One-hot encoding has some limitations. It creates high-dimensional sparse vectors, making it computationally expensive and inefficient for large vocabularies. Additionally, it does not capture any semantic relationships between words.

#### Word Embeddings:
Word embeddings are dense vector representations that capture the semantic meaning and relationships between words. Unlike one-hot encoding, word embeddings are learned from data using techniques like Word2Vec, GloVe, or BERT. These models analyze large text corpora and learn to represent words in a continuous vector space, where similar words are closer to each other in the space.

Word embeddings have several advantages. They capture semantic relationships, allowing for meaningful arithmetic operations such as "king - man + woman = queen." They also handle out-of-vocabulary words by providing meaningful representations based on their context.
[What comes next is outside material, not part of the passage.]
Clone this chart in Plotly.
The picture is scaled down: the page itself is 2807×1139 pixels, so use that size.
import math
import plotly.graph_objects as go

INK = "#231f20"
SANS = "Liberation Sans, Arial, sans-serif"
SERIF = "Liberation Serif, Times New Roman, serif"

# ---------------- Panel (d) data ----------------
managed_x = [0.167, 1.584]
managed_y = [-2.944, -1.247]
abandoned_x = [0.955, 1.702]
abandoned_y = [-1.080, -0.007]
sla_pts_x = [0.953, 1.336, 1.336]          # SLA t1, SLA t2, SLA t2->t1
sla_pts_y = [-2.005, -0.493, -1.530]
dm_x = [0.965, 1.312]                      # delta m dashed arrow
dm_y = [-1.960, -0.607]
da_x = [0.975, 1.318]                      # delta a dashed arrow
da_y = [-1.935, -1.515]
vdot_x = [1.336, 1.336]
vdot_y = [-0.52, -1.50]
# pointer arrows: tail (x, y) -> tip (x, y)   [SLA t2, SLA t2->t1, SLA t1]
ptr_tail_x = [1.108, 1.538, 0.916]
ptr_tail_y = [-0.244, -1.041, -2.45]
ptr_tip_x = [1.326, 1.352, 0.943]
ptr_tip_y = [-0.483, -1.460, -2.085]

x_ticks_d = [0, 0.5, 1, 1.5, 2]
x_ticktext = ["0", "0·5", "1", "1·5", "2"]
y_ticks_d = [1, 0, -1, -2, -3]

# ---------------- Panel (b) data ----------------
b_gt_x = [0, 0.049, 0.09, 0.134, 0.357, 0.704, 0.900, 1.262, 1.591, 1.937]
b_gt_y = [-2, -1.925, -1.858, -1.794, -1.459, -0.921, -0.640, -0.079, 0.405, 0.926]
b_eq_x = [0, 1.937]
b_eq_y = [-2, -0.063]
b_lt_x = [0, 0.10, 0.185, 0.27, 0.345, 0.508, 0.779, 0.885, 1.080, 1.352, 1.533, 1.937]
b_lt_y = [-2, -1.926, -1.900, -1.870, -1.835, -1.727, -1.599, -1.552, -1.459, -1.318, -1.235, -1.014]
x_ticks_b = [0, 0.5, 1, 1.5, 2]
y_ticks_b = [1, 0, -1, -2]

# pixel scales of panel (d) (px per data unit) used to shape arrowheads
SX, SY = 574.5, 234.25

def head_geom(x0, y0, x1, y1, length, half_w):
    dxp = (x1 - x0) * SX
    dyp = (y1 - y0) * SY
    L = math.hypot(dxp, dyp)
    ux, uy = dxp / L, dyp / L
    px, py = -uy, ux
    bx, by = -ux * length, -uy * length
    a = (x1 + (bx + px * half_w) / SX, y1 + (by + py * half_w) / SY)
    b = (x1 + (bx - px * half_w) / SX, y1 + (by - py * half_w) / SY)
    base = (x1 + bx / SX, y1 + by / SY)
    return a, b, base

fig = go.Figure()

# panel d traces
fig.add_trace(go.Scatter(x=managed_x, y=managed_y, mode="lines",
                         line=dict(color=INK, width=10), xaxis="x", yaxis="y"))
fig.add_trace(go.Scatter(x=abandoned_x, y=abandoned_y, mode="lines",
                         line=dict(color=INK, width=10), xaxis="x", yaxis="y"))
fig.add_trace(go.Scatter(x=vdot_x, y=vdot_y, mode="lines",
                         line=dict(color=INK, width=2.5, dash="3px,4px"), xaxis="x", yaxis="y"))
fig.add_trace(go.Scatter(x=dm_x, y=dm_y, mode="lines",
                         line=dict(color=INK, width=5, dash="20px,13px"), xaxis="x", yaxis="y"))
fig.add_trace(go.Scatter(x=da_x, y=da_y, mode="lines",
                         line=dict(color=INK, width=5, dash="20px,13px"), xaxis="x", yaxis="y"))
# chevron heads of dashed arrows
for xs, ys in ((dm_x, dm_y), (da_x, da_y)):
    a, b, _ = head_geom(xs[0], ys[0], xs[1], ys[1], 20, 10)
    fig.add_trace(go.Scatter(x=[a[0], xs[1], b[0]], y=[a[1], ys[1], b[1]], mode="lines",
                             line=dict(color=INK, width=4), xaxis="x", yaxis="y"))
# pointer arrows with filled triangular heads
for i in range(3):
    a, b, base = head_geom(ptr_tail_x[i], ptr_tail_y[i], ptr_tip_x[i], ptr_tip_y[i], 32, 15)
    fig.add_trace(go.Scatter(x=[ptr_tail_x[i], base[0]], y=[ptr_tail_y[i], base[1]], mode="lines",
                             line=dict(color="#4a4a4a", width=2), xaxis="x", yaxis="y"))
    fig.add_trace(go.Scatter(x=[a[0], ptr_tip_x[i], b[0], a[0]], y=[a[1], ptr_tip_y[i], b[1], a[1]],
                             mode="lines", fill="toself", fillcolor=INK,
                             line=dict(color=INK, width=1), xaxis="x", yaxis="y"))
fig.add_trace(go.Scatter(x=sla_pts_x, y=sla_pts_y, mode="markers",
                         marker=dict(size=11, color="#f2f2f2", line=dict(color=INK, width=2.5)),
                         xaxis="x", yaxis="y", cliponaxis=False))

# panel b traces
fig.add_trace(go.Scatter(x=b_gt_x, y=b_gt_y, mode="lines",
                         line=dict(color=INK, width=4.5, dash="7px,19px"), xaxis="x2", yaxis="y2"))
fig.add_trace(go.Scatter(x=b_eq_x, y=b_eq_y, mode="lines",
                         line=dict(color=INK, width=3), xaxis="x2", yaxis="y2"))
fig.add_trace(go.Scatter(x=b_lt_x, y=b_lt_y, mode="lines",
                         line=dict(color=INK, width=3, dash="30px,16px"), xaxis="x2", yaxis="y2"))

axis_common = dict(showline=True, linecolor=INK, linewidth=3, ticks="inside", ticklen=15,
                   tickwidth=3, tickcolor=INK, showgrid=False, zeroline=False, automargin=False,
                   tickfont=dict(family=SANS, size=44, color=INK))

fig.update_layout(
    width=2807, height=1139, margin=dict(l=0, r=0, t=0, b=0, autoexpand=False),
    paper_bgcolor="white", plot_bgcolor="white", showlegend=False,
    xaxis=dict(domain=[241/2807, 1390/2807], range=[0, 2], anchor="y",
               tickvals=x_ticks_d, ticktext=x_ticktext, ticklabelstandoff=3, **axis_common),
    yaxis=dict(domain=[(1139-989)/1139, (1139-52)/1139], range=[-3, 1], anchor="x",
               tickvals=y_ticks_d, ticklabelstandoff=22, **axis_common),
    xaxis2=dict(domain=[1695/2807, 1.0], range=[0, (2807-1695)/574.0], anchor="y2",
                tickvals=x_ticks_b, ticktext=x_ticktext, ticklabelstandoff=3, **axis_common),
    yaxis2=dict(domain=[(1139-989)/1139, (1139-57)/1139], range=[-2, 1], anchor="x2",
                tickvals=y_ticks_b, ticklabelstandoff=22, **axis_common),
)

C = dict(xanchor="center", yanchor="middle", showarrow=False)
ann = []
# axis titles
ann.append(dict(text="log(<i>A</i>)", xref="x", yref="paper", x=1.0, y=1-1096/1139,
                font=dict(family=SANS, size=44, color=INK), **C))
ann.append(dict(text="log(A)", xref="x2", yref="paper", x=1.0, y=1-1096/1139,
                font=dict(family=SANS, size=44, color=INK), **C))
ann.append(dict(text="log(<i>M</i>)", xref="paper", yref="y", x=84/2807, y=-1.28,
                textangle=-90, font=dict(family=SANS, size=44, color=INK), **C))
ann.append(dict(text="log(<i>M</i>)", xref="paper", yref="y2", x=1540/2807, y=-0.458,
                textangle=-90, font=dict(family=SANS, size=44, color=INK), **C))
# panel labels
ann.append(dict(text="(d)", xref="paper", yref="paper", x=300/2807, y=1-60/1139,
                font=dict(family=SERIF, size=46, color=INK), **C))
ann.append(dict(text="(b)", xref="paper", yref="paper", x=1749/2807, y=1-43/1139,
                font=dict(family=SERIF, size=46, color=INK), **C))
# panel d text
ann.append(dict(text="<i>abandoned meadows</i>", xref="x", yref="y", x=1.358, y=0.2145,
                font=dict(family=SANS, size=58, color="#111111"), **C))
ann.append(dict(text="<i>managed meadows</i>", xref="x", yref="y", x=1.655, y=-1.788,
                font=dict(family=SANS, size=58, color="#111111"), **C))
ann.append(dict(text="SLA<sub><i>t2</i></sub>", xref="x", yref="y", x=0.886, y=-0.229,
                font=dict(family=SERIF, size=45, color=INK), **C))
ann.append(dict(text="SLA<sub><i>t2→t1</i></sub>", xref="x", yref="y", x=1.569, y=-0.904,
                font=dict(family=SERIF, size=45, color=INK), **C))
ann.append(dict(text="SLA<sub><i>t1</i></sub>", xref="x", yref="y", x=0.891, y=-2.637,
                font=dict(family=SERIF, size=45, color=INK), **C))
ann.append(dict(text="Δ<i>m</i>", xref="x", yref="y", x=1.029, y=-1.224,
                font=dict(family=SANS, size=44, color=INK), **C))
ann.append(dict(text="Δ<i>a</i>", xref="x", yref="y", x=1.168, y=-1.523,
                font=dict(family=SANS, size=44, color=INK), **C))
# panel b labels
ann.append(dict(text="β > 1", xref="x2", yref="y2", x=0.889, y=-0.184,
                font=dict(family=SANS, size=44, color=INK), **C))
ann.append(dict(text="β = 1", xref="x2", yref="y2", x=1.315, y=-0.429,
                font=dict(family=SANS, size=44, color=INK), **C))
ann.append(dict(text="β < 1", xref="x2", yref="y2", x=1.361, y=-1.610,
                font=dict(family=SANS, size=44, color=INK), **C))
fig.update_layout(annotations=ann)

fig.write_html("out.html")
Furthermore, word embeddings reduce the dimensionality of the representation, making them more computationally efficient compared to one-hot encoding.

Word embeddings have become a standard approach in natural language processing tasks such as text classification, named entity recognition, machine translation, and sentiment analysis, as they enable models to effectively understand and process textual data by leveraging semantic information encoded in the vectors.

Below is a simple example of how word embeddings and one hot encoding can be applied to a deep learning model

In [9]:
import numpy as np
from keras.datasets import reuters
from tensorflow.keras.models import Sequential
from tensorflow.keras.layers import Embedding, LSTM, Dense
from tensorflow.keras.preprocessing import sequence
from tensorflow.keras.utils import to_categorical

In [10]:
max_features = 10000

(X_train, y_train), (X_test, y_test) = reuters.load_data(num_words=max_features)

max_len = 100
X_train = sequence.pad_sequences(X_train, maxlen=max_len)
X_test = sequence.pad_sequences(X_test, maxlen=max_len)

num_classes = np.max(y_train) + 1
y_train = to_categorical(y_train, num_classes)
y_test = to_categorical(y_test, num_classes)

embedding_size = 100
model = Sequential()
model.add(Embedding(max_features, embedding_size, input_length=max_len))
model.add(LSTM(64))
model.add(Dense(num_classes, activation='softmax'))

model.compile(loss='categorical_crossentropy', optimizer='adam', metrics=['accuracy'])

model.fit(X_train, y_train, validation_data=(X_test, y_test), epochs=3, batch_size=64)

Epoch 1/3
Epoch 2/3
Epoch 3/3


<keras.callbacks.History at 0x1e591de4040>